Tell
- Founders: Dare BabarInsa; Nosa Igiebor; Kolawole Ilori; Dele Omotunde; Onome Osifo-Whiskey;
- Publisher: TELL Communications Ltd.
- Editor-in-chief: Nosa Igiebor
- Founded: 15 April 1991
- Headquarters: 8, Ashabi Cole street, Central Business District, Agidingbi, Ikeja, Lagos
- Country: Nigeria
- Circulation: 20,000,000
- Website: http://www.tell.ng

= Tell (magazine) =

Nigerian Weekly News magazine

Tell is a weekly news magazine published in Nigeria. In 2007, BBC News described it as "one of Nigeria's most respected business magazines".

==Foundation==
Tell magazine published its first edition on 15 April 1991. All five of the founding editors had worked at Newswatch, where they learned to create in-depth, investigative feature stories. They left that magazine due to low pay and disagreements with senior management, hoping that the new magazine would be more fulfilling. Although the magazine's founders had high ambitions, they were not initially hostile to the government. However, they were determined to be free of government or political influence.

==Babangida era==
The magazine questioned whether General Ibrahim Babangida was sincere in saying he would hand over to a civilian government. The 2 May 1993 edition with headline "Transition: 21 Traps against handover" was seized, and had to be reprinted in tabloid format. Two more major seizures occurred before Babangida was forced from power in August 1993.
In all, 500,000 copies were seized in the last four months of Babangida's rule.
Tells circulation rose to as many as 100,000 copies each week in the build-up to the June 1993 presidential election and in the subsequent confusion. Facing harassment from security forces, the magazine began printing underground in July 1993. On 15 August 1993 police raided the offices and arrested editor-in-chief Nosa Igiebor and editors Kola Ilori, Onome Osifo-Whiskey and Ayodele Akinkuoto. holding them for 12 days.

==Abacha era==
Conditions became more difficult after General Sani Abacha took power in a November 1993 military coup. On 2 January 1994 armed policemen and security officers seized 50,000 copies of the magazine at the printer's premises. The issue was titled "The Return of Tyranny - Abacha bares his fangs".
The editors resorted to guerrilla tactics to survive, forming cells and frequently moving, with the magazine printed covertly in different locations. They relied on help from civilians, who supported the magazine by providing office space, buying copies and helping in many other ways. Several Tells staff, including Zainab Dabup, Bola Bolawole, Bilkisu Yusuf, Josh Arinze, and others were persecuted for their investigative journalism. Many were threatened and forced to flee for the safety of themselves and loved ones.

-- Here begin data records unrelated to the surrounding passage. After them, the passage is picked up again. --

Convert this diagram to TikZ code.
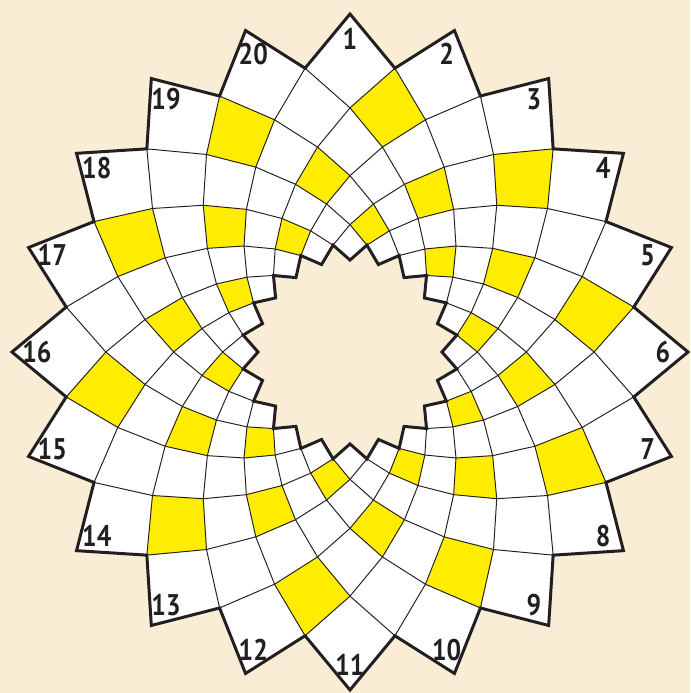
\documentclass[tikz,border=0pt]{standalone}
\usepackage{fontspec}
\setmainfont{PT Sans}
\newfontfamily\tipfont{PT Sans}[FakeStretch=0.86]
\definecolor{paper}{RGB}{250,237,213}
\definecolor{marker}{RGB}{255,237,0}
\definecolor{ink}{RGB}{35,31,32}
\newcommand\Rout{338}
\newcommand\Qstep{0.1627}
\tikzset{
  gridline/.style={ink, line width=0.55pt},
  outline/.style={ink, line width=1.7pt, line join=miter},
  markcell/.style={fill=marker},
  tiplabel/.style={font=\tipfont\bfseries\fontsize{17}{17}\selectfont, text=ink, inner sep=0pt},
}
\begin{document}
\begin{tikzpicture}[x=0.02cm, y=0.02cm]
  % paper
  \fill[paper] (-350,-341) rectangle (340,352);
  \useasboundingbox (-350,-341) rectangle (340,352);

  % white ring between the two star outlines
  \fill[white] plot[domain=0:40, samples=41] ({90-9*\x}:{\Rout*exp(-\Qstep*(1-abs(mod(\x,2)-1)))}) -- cycle;
  \fill[paper] plot[domain=0:40, samples=41] ({90-9*\x}:{\Rout*exp(-\Qstep*(7+abs(mod(\x,2)-1)))}) -- cycle;

  % yellow cells: odd rings, every second cell
  \foreach \k/\first in {1/1, 3/3, 5/1}{
    \foreach \j in {0,...,9}{
      \pgfmathsetmacro\m{\first+4*\j}
      \fill[markcell] ({90-9*\m}:{\Rout*exp(-\Qstep*\k)})
        -- ({90-9*(\m+1)}:{\Rout*exp(-\Qstep*(\k+1))})
        -- ({90-9*\m}:{\Rout*exp(-\Qstep*(\k+2))})
        -- ({90-9*(\m-1)}:{\Rout*exp(-\Qstep*(\k+1))}) -- cycle;
    }
  }

  % grid lines, both ways
  \foreach \d in {0,2,...,38}{
    \draw[gridline] plot[domain=0:8, samples=9] ({90-9*(\d+\x)}:{\Rout*exp(-\Qstep*\x)});
    \draw[gridline] plot[domain=0:8, samples=9] ({90-9*(\d-\x)}:{\Rout*exp(-\Qstep*\x)});
  }

  % outer and inner star
  \draw[outline] plot[domain=0:40, samples=41] ({90-9*\x}:{\Rout*exp(-\Qstep*(1-abs(mod(\x,2)-1)))}) -- cycle;
  \draw[outline] plot[domain=0:40, samples=41] ({90-9*\x}:{\Rout*exp(-\Qstep*(7+abs(mod(\x,2)-1)))}) -- cycle;

  % numbers at the tips
  \foreach \i in {1,...,20}
    \node[tiplabel] (tip\i) at ({90-18*(\i-1)}:313) {\i};
\end{tikzpicture}
\end{document}
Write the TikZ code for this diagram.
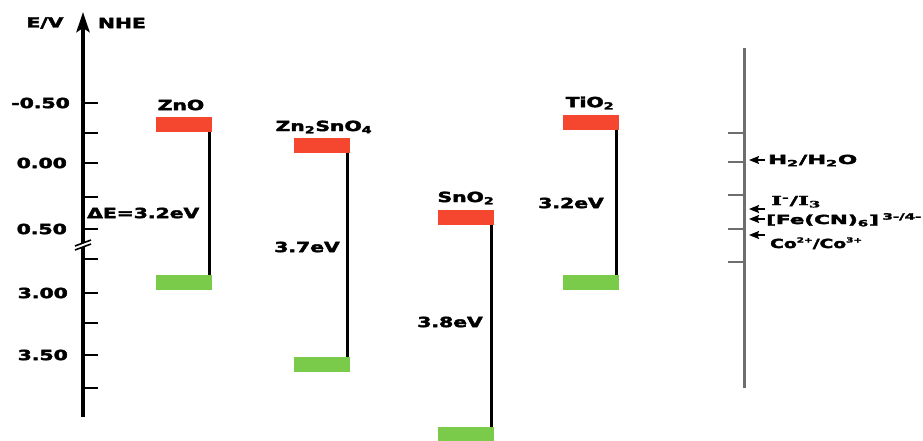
\documentclass[tikz,border=0pt]{standalone}
\usepackage{fontspec}
\setmainfont{DejaVu Sans}[BoldFeatures={FakeBold=2.5}]
\newfontfamily\ionserif{DejaVu Serif}[BoldFeatures={FakeBold=2}]
\usetikzlibrary{arrows.meta}
\definecolor{cbred}{HTML}{F5472F}
\definecolor{vbgreen}{HTML}{7BCB4B}
\definecolor{refgray}{HTML}{6E6E6E}
% horizontally widened lettering
\newcommand{\widetext}[1]{\scalebox{1.45}[1]{#1}}
% stretch a label to a given width, keeping its height
\newcommand{\fitto}[2]{\resizebox{#1}{\height}{#2}}
% small raised charge
\newcommand{\chg}[1]{\raisebox{5.5pt}{\fontsize{7}{8}\selectfont #1}}
\begin{document}
\begin{tikzpicture}[x=1pt,y=-1pt,
  axisline/.style={line width=4pt, black},
  tickmark/.style={line width=2pt, black},
  reftick/.style={line width=1.8pt, refgray},
  band/.style={rectangle, draw=none, inner sep=0pt, minimum width=56pt, minimum height=15pt},
  cb/.style={band, fill=cbred},
  vb/.style={band, fill=vbgreen},
  gapline/.style={line width=2.8pt, black},
  lbl/.style={font=\bfseries\fontsize{14}{16}\selectfont, inner sep=0pt},
  rlbl/.style={font=\bfseries\fontsize{12.5}{14}\selectfont, inner sep=0pt, anchor=base west},
  couple/.style={line width=1.4pt, -{Stealth[length=10pt,width=8pt,inset=1.5pt]}}]
\useasboundingbox (0,0) rectangle (923,440);

% potential axis (NHE)
\coordinate (axbot) at (83,417);
\coordinate (axtop) at (83,12);
\draw[axisline, -{Stealth[length=20pt,width=13pt,inset=4pt]}] (axbot) -- (axtop);
\foreach \yy in {103,133,163,197,229,259,293,323,355,388}
  \draw[tickmark] (83,\yy) -- (98,\yy);
% axis break
\fill[white] (75,246) -- (91,240) -- (91,244) -- (75,250) -- cycle;
\draw[line width=1.6pt] (75,246) -- (91,240) (75,250) -- (91,244);

\node[lbl] (ev) at (45,23) {\widetext{E/V}};
\node[lbl] (nhe) at (122,23) {\widetext{NHE}};
\node[lbl, anchor=east] (t1) at (70,103) {\widetext{-0.50}};
\node[lbl, anchor=east] (t2) at (67,163) {\widetext{0.00}};
\node[lbl, anchor=east] (t3) at (67,229) {\widetext{0.50}};
\node[lbl, anchor=east] (t4) at (68,293) {\widetext{3.00}};
\node[lbl, anchor=east] (t5) at (68,355) {\widetext{3.50}};

% ZnO
\node[cb] (zr) at (183.5,124.5) {};
\node[vb] (zg) at (184,282.5) {};
\draw[gapline] ([xshift=-2.5pt]zr.south east) -- ([xshift=-2.5pt]zr.south east |- zg.north);
\node[lbl] (zname) at (181,105) {\widetext{ZnO}};
\node[lbl, anchor=west] (zgap) at (87,213) {\widetext{ΔE=3.2eV}};

% Zn2SnO4
\node[cb] (zsr) at (321.5,145) {};
\node[vb] (zsg) at (321.5,364.5) {};
\draw[gapline] ([xshift=-2.5pt]zsr.south east) -- ([xshift=-2.5pt]zsr.south east |- zsg.north);
\node[lbl] (zsname) at (324,127) {\widetext{Zn\textsubscript{2}SnO\textsubscript{4}}};
\node[lbl] (zsgap) at (307,247) {\widetext{3.7eV}};

% SnO2
\node[cb] (sr) at (465.5,217.5) {};
\node[vb] (sg) at (465.5,434.5) {};
\draw[gapline] ([xshift=-2.5pt]sr.south east) -- ([xshift=-2.5pt]sr.south east |- sg.north);
\node[lbl] (sname) at (466,198) {\widetext{SnO\textsubscript{2}}};
\node[lbl] (sgap) at (450,322) {\widetext{3.8eV}};

% TiO2
\node[cb] (tr) at (590.5,122) {};
\node[vb] (tg) at (590.5,282.5) {};
\draw[gapline] ([xshift=-2.5pt]tr.south east) -- ([xshift=-2.5pt]tr.south east |- tg.north);
\node[lbl] (tname) at (590,103) {\widetext{TiO\textsubscript{2}}};
\node[lbl] (tgap) at (571,203) {\widetext{3.2eV}};

% redox couples
\coordinate (rbot) at (744,388);
\coordinate (rtop) at (744,48);
\draw[line width=3pt, refgray] (rbot) -- (rtop);
\foreach \yy in {133,162,195,229,262}
  \draw[reftick] (728,\yy) -- (744,\yy);

\coordinate (h1) at (765,160);  \coordinate (h2) at (749,160);
\coordinate (i1) at (765,209);  \coordinate (i2) at (749,209);
\coordinate (f1) at (765,219);  \coordinate (f2) at (749,219);
\coordinate (c1) at (765,235);  \coordinate (c2) at (749,235);
\draw[couple] (h1) -- (h2);
\draw[couple] (i1) -- (i2);
\draw[couple] (f1) -- (f2);
\draw[couple] (c1) -- (c2);

\node[rlbl] (hl) at (768,164) {\fitto{89pt}{H\textsubscript{2}/H\textsubscript{2}O}};
\node[rlbl] (il) at (771,205) {\fitto{50pt}{\ionserif I\textsuperscript{-}/I\textsubscript{3}}};
\node[rlbl] (fl) at (766,224) {\fitto{156pt}{[Fe(CN)\textsubscript{6}]\,\textsuperscript{3-/4-}}};
\node[rlbl] (cl) at (770,248) {\fitto{92pt}{Co\chg{2+}/Co\chg{3+}}};
\end{tikzpicture}
\end{document}
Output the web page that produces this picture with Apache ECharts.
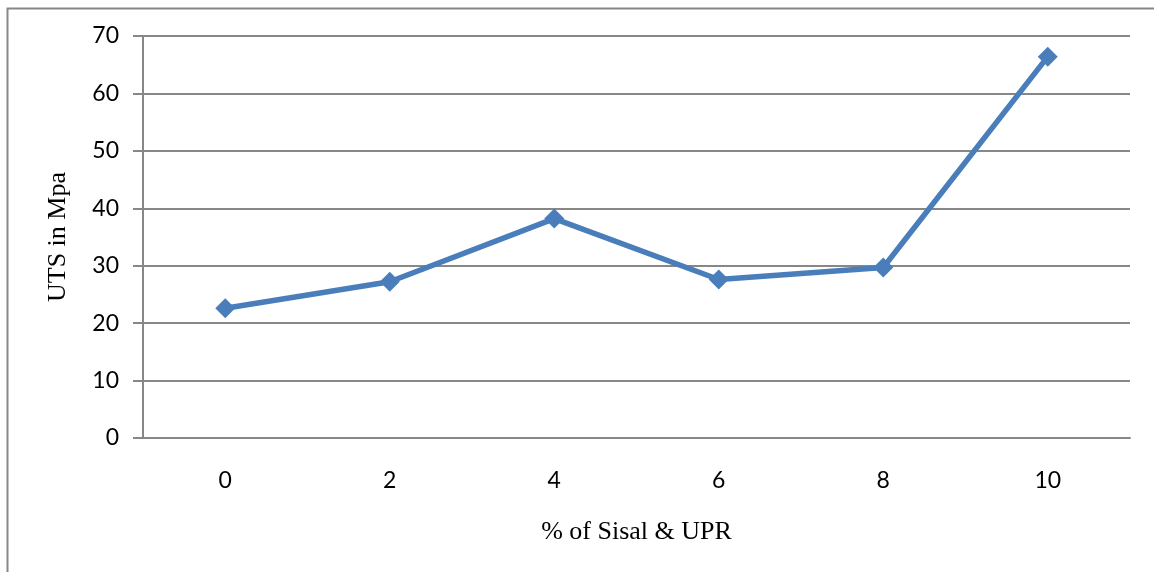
<!DOCTYPE html>
<html>
<head>
<meta charset="utf-8">
<script src="https://cdn.jsdelivr.net/npm/echarts@6/dist/echarts.min.js"></script>
<style>
  html, body { margin: 0; padding: 0; background: #fff; }
  #chart { width: 1154px; height: 572px; }
</style>
</head>
<body>
<div id="chart"></div>
<script>
const categories = ['0', '2', '4', '6', '8', '10']
const utsValues = [22.6, 27.2, 38.2, 27.6, 29.7, 66.4]
const yTicks = { min: 0, max: 70, interval: 10 }

const myChart = echarts.init(document.getElementById('chart'))
const option = {
  animation: false,
  graphic: [
    {
      type: 'rect',
      shape: { x: 7.5, y: 8.5, width: 1200, height: 700 },
      style: { fill: 'none', stroke: '#878787', lineWidth: 2 },
      silent: true,
    },
  ],
  grid: { left: 143, right: 24, top: 36, bottom: 134 },
  xAxis: {
    type: 'category',
    data: categories,
    boundaryGap: true,
    name: '% of Sisal & UPR',
    nameLocation: 'middle',
    nameGap: 81,
    nameTextStyle: { fontFamily: 'Liberation Serif', fontSize: 26, color: '#000' },
    axisLine: { lineStyle: { color: '#878787', width: 2 } },
    axisTick: { show: false },
    axisLabel: { fontFamily: 'Lato', fontSize: 23, color: '#000', margin: 31 },
  },
  yAxis: {
    type: 'value',
    min: yTicks.min,
    max: yTicks.max,
    interval: yTicks.interval,
    name: 'UTS in Mpa',
    nameLocation: 'middle',
    nameGap: 72,
    nameTextStyle: { fontFamily: 'Liberation Serif', fontSize: 26, color: '#000' },
    axisLine: { show: true, lineStyle: { color: '#878787', width: 2 } },
    axisTick: { show: true, length: 10, lineStyle: { color: '#878787', width: 2 } },
    axisLabel: { fontFamily: 'Lato', fontSize: 23, color: '#000', margin: 24 },
    splitLine: { lineStyle: { color: '#878787', width: 2 } },
  },
  series: [
    {
      type: 'line',
      data: utsValues,
      symbol: 'diamond',
      symbolSize: 20,
      itemStyle: { color: '#4a7ebb' },
      lineStyle: { color: '#4a7ebb', width: 5.5 },
    },
  ],
}
myChart.setOption(option)
</script>
</body>
</html>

After the newspaper published a story that revealed that Abacha was suffering from cirrhosis of the liver, police and military raided Igiebor's house while he was away. His wife was maltreated when she said she did not know where he was. A soldier pointed a gun at his four-year-old daughter, threatening to shoot if Igiebor was not produced.
Igiebor was jailed for six months from late 1995 to 1996, and later fled abroad to escape the threat of assassination. Osifo-Whiskey also spent six months in detention, arrested after a year in which he avoided his own house and stayed with friends, one of whom was killed.

==Awards and recognition==
In 1993, the Committee to Protect Journalists presented Igiebor its International Press Freedom Award, "an annual recognition of courageous journalism", for his work with the magazine. In 1998, Nosa Igiebor and the staff as a whole were awarded the Special Award for Human Rights Journalism Under Threat at the Amnesty International UK Media Awards. The award's notice stated; "Tell has continued to publish throughout the period of Nigerian dictatorship despite intimidation, harassment and the detention without charge or trial of Mr Igiebor and other senior members of the Tell staff."